How the art of photography can make the difference in telling a design story
What’s really important in taking a photo in the design world is that you have to give character to objects, and that’s a very sophisticated thing.
How crucial is photography to the successful communication of a product? This question intrigued me, so I asked Lea Anouchinsky, one of the top photographers in the industry.
When I was still a student, my teacher Mauro Del Santo showed the class some pictures from the thesis projects at Eindhoven. They were incredible, and compared to what I was doing, mine looked so cheap and shabby, while theirs were super. How was it possible that my thermoformed stool looked worse than a simple wax candle?
It wasn’t about imperfection, because both had imperfections; those candles were not perfect either. Mauro said, “The pictures. Those are fundamental to communicate the project. If you make a good photo shoot, the object will use all its power.” That idea was tattooed in my brain, and from that moment on, I dedicated myself to trying to give my objects the best photo I could take, first with my poor tools, and later with the best photographer I could meet.
Growing up as a millennial, I saw how images became more important over time due to the growth of social media and messenger tools. But the real difference was made by the blogs that were sharing cool images to give color to articles and opinions. In the design field, it was the same.
In the beginning, when blogs were not considered much by PR agencies, young designers sent images and renderings. To understand what I mean, just scroll through the images that Benjamin Hubert (Founder of LAYER) sent for the first time to Dezeen in 2007 and compare them to what his design agency sends now. There is a huge difference, a natural consequence of how the context developed. What’s really important in making a photo in the design world is that you have to give character to objects, and that’s a very sophisticated thing.
You can’t ask an object to smile, so you have to understand what makes an object beautiful and capture it in a single frame. The same goes for the places that host them and the protagonists behind the creations. Over time, I’ve met a lot of people, and very few know how to be a photographer who can really see the right nuances that give the right value to the design.
One of them is Lea Anouchinsky, who has the unique capacity to trace the invisible line that connects objects, people, and images. I’ve asked her a few questions to spread to the world a deeper knowledge of what’s in the mind of a photographer when it comes to making a “design picture.”
The first thing that stands out is the fact that she didn’t start straight with photography; her background comes from Music Communication Sciences and Technology, studied in Milan, the city where she was born. It’s the meeting with Livia Peraldo Matton, that gave her a job as a photo editor, which made her rethink her career and change direction to focus on photography, first studying again at the London College of Communication and later being an assistant to a number of relevant Interiors and Still-Life photographers, including Matteo Oriani and Raffaele Origone.
She’s not the first case of a good photographer I know coming from another field and becoming an excellence, but they are usually architects, whereas here we have a person with a music background. Photography is a very personal thing, and the same place or the same object pictured with the same light and camera can give very different results. Maybe the fact that she comes from a field that doesn’t necessarily deal with the visual, but with sound, made her approach three-dimensionality in an unedited and original way.

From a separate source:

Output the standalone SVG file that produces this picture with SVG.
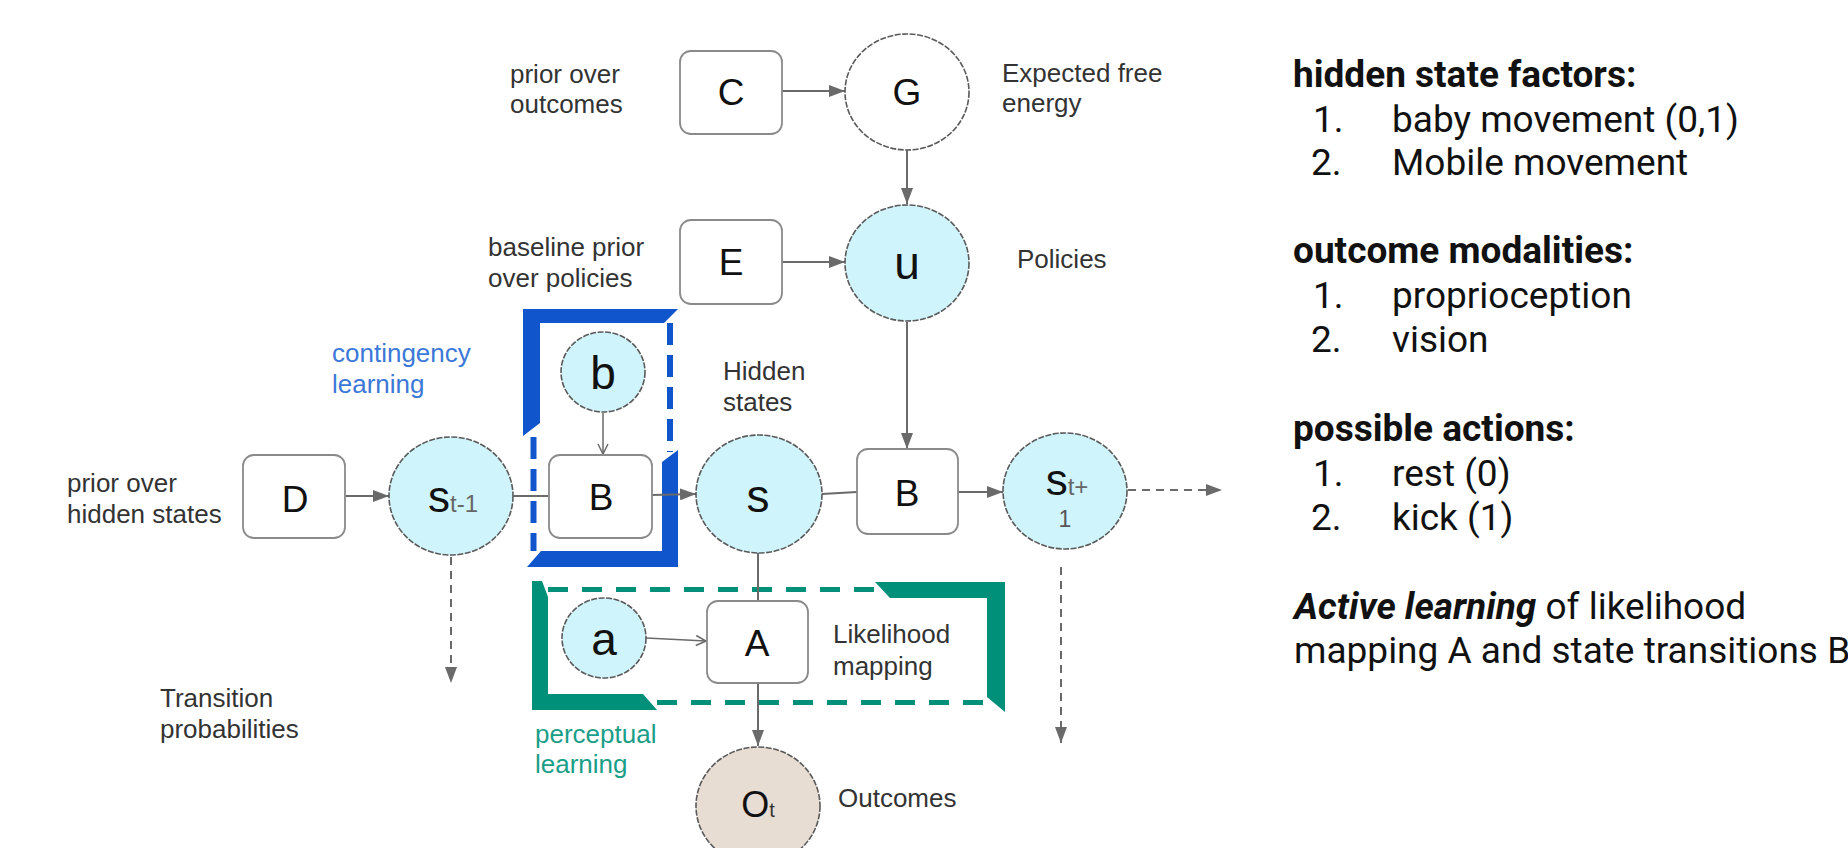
<svg xmlns="http://www.w3.org/2000/svg" width="1848" height="848" viewBox="0 0 1848 848">
<defs>
<style>
.lbl{font-family:"Liberation Sans",Arial,sans-serif;font-size:26px;fill:#333}
.blue{fill:#3c78d8}
.teal{fill:#1a9e88}
.box{fill:#fff;stroke:#8a8a8a;stroke-width:1.8}
.cyan{fill:#d0f4fc;stroke:#5a5a5a;stroke-width:1.6;stroke-dasharray:6 1.5}
.white{fill:#fff;stroke:#5a5a5a;stroke-width:1.6;stroke-dasharray:6 1.5}
.beige{fill:#e8ddd3;stroke:#5a5a5a;stroke-width:1.6;stroke-dasharray:6 1.5}
.cap{font-family:"Liberation Sans",Arial,sans-serif;font-size:37px;fill:#111;text-anchor:middle}
.low{font-family:"Liberation Sans",Arial,sans-serif;font-size:46px;fill:#111;text-anchor:middle}
.sub{fill:#666}
.conn{stroke:#6a6a6a;stroke-width:2;fill:none}
.dash{stroke:#6a6a6a;stroke-width:2;fill:none;stroke-dasharray:8 6}
.rt{font-family:Roboto,"Liberation Sans",sans-serif;font-size:37px;fill:#111}
.rb{font-weight:bold}
</style>
<marker id="arr" viewBox="0 0 16 12" refX="16" refY="6" markerWidth="16" markerHeight="12" markerUnits="userSpaceOnUse" orient="auto"><path d="M0,0 L16,6 L0,12 z" fill="#6a6a6a"/></marker>
<marker id="open" viewBox="0 0 12 12" refX="11" refY="6" markerWidth="12" markerHeight="12" markerUnits="userSpaceOnUse" orient="auto"><path d="M1,1 L11,6 L1,11" fill="none" stroke="#6a6a6a" stroke-width="1.5"/></marker>
</defs>
<rect width="1848" height="848" fill="#fff"/>

<!-- learning brackets -->
<g id="contingency-bracket">
<polygon points="523,309 678,309 664,323 540,323 540,423 523,436" fill="#1155cc"/>
<polygon points="662,462 678,450 678,567 527,567 541,551 662,551" fill="#1155cc"/>
<line x1="533.5" y1="437" x2="533.5" y2="551" stroke="#1155cc" stroke-width="6" stroke-dasharray="22 10"/>
<line x1="670" y1="323" x2="670" y2="452" stroke="#1155cc" stroke-width="6" stroke-dasharray="22 10"/>
</g>
<g id="perceptual-bracket">
<polygon points="532,581 542,581 548,597 548,694 643,694 657,710 532,710" fill="#00907a"/>
<polygon points="875,582 1005,582 1005,712 987,697 987,598 890,598" fill="#00907a"/>
<line x1="548" y1="589.5" x2="875" y2="589.5" stroke="#00907a" stroke-width="5" stroke-dasharray="20 14"/>
<line x1="657" y1="702.5" x2="987" y2="702.5" stroke="#00907a" stroke-width="5" stroke-dasharray="20 14"/>
</g>

<g id="connectors">
<line class="conn" x1="782" y1="91" x2="845" y2="91" marker-end="url(#arr)"/>
<line class="conn" x1="907" y1="150" x2="907" y2="204" marker-end="url(#arr)"/>
<line class="conn" x1="782" y1="262" x2="845" y2="262" marker-end="url(#arr)"/>
<line class="conn" x1="907" y1="322" x2="907" y2="449" marker-end="url(#arr)"/>
<line class="conn" x1="345" y1="496" x2="389" y2="496" marker-end="url(#arr)"/>
<line class="conn" x1="513" y1="496" x2="549" y2="496"/>
<line class="conn" x1="652" y1="495" x2="696" y2="494" marker-end="url(#arr)"/>
<line class="conn" x1="603" y1="413" x2="603" y2="454" style="stroke-width:1.5" marker-end="url(#open)"/>
<line class="conn" x1="822" y1="494" x2="857" y2="492"/>
<line class="conn" x1="958" y1="492" x2="1003" y2="492" marker-end="url(#arr)"/>
<line class="dash" x1="1128" y1="490" x2="1222" y2="490" marker-end="url(#arr)"/>
<line class="dash" x1="1061" y1="567" x2="1061" y2="743" marker-end="url(#arr)"/>
<line class="dash" x1="451" y1="557" x2="451" y2="683" marker-end="url(#arr)"/>
<line class="conn" x1="758" y1="552" x2="758" y2="601"/>
<line class="conn" x1="646" y1="638" x2="706" y2="641" style="stroke-width:1.5" marker-end="url(#open)"/>
<line class="conn" x1="758" y1="683" x2="758" y2="746" marker-end="url(#arr)"/>
</g>

<g id="node-C"><rect class="box" x="680" y="51" width="102" height="83" rx="11"/><text class="cap" x="731" y="105">C</text></g>
<g id="node-G"><ellipse class="white" cx="907" cy="92" rx="62" ry="58"/><text class="cap" x="907" y="105">G</text></g>
<g id="node-E"><rect class="box" x="680" y="220" width="102" height="84" rx="11"/><text class="cap" x="731" y="275">E</text></g>
<g id="node-u"><ellipse class="cyan" cx="907" cy="263" rx="62" ry="58"/><text class="low" x="907" y="279">u</text></g>
<g id="node-D"><rect class="box" x="243" y="455" width="102" height="83" rx="11"/><text class="cap" x="295" y="512">D</text></g>
<g id="node-s-prev"><ellipse class="cyan" cx="451" cy="496" rx="62" ry="59"/><text class="cap" x="453" y="512" style="font-size:44px"><tspan>s</tspan><tspan class="sub" style="font-size:24px">t-1</tspan></text></g>
<g id="node-b"><ellipse class="cyan" cx="603" cy="372" rx="42" ry="40"/><text class="low" x="603" y="389">b</text></g>
<g id="node-B1"><rect class="box" x="549" y="455" width="103" height="83" rx="11"/><text class="cap" x="601" y="510">B</text></g>
<g id="node-s"><ellipse class="cyan" cx="759" cy="494" rx="63" ry="59"/><text class="low" x="758" y="512">s</text></g>
<g id="node-B2"><rect class="box" x="857" y="449" width="101" height="85" rx="11"/><text class="cap" x="907" y="506">B</text></g>
<g id="node-s-next"><ellipse class="cyan" cx="1065" cy="491" rx="62" ry="58"/><text class="cap" x="1067" y="495" style="font-size:44px"><tspan>s</tspan><tspan class="sub" style="font-size:24px">t+</tspan></text><text class="cap" x="1065" y="527" style="font-size:23px;fill:#555">1</text></g>
<g id="node-a"><ellipse class="cyan" cx="604" cy="638" rx="42" ry="40"/><text class="low" x="604" y="655">a</text></g>
<g id="node-A"><rect class="box" x="707" y="601" width="101" height="82" rx="11"/><text class="cap" x="757" y="656">A</text></g>
<g id="node-O"><ellipse class="beige" cx="758" cy="806" rx="62" ry="59"/><text class="cap" x="758" y="817" style="font-size:36px"><tspan>O</tspan><tspan style="font-size:20px;fill:#333">t</tspan></text></g>

<g id="labels">
<text class="lbl" x="510" y="83">prior over</text>
<text class="lbl" x="510" y="113">outcomes</text>
<text class="lbl" x="1002" y="82">Expected free</text>
<text class="lbl" x="1002" y="112">energy</text>
<text class="lbl" x="488" y="256">baseline prior</text>
<text class="lbl" x="488" y="287">over policies</text>
<text class="lbl" x="1017" y="268">Policies</text>
<text class="lbl blue" x="332" y="362">contingency</text>
<text class="lbl blue" x="332" y="393">learning</text>
<text class="lbl" x="723" y="380">Hidden</text>
<text class="lbl" x="723" y="411">states</text>
<text class="lbl" x="67" y="492">prior over</text>
<text class="lbl" x="67" y="523">hidden states</text>
<text class="lbl" x="160" y="707">Transition</text>
<text class="lbl" x="160" y="738">probabilities</text>
<text class="lbl" x="833" y="643">Likelihood</text>
<text class="lbl" x="833" y="675">mapping</text>
<text class="lbl teal" x="535" y="743">perceptual</text>
<text class="lbl teal" x="535" y="773">learning</text>
<text class="lbl" x="838" y="807">Outcomes</text>
</g>

<g id="legend">
<text class="rt rb" x="1293" y="87">hidden state factors:</text>
<text class="rt" x="1313" y="132">1.</text><text class="rt" x="1392" y="132">baby movement (0,1)</text>
<text class="rt" x="1311" y="175">2.</text><text class="rt" x="1392" y="175">Mobile movement</text>
<text class="rt rb" x="1293" y="263">outcome modalities:</text>
<text class="rt" x="1313" y="308">1.</text><text class="rt" x="1392" y="308">proprioception</text>
<text class="rt" x="1311" y="352">2.</text><text class="rt" x="1392" y="352">vision</text>
<text class="rt rb" x="1293" y="441">possible actions:</text>
<text class="rt" x="1313" y="486">1.</text><text class="rt" x="1392" y="486">rest (0)</text>
<text class="rt" x="1311" y="530">2.</text><text class="rt" x="1392" y="530">kick (1)</text>
<text class="rt" x="1294" y="619"><tspan font-weight="bold" font-style="italic">Active learning</tspan> of likelihood</text>
<text class="rt" x="1294" y="663">mapping A and state transitions B</text>
</g>
</svg>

I asked Lea Anouchinsky about her experience (see here her Instagram profile) working with magazines and her relationship with art directors. This is what she shared with me.
“My first commission was for Francesca Taroni’s Case Da Abitare. I curated a photographic report on the Milan Design Week. Later, I was invited to collaborate with Living Corriere Della Sera from its first issue, where I contributed for three years. My first published photo in print, in 2013, was a portrait of Carlotta de Bevilacqua, CEO of Artemide. Working with and for magazines is central to my profession; I even describe myself as an ‘editorial photographer.’
My assignments range from portraits to still life, allowing me to travel and meet people and places I wouldn’t otherwise access—like Miuccia Prada and artist Theaster Gates for the Financial Times, and artists Enzo Cucchi and Nico Vascellari for Elle Decor Italia, or architect Kengo Kuma for Living Corriere. I’ve also collaborated with renowned journalists, one for all Maria Shollenbarger from the FT. My relationship with Art Directors is open and collaborative. Having worked in an editorial office, I kinda understand the process.”
The fundamental part is understanding the process behind a publication. The fact that the photographer, in these cases, is not working just for their own need for expression, but has a given goal that must be achieved, requires a process and needs to be part of the design of the editorial vision.
Real control over the processes and situations, mixed with the right amount of experience, makes it possible to imagine in advance the desired result and have a path to follow to obtain what’s in your mind, explaining it in advance and having it done as you expected.
That really sounds familiar with what we call the design process, where we set a goal, leave very little space for improvisation, and place people at the center, fostering a continuous exchange of opinions, expectations, and results to achieve something we often call “beautiful.”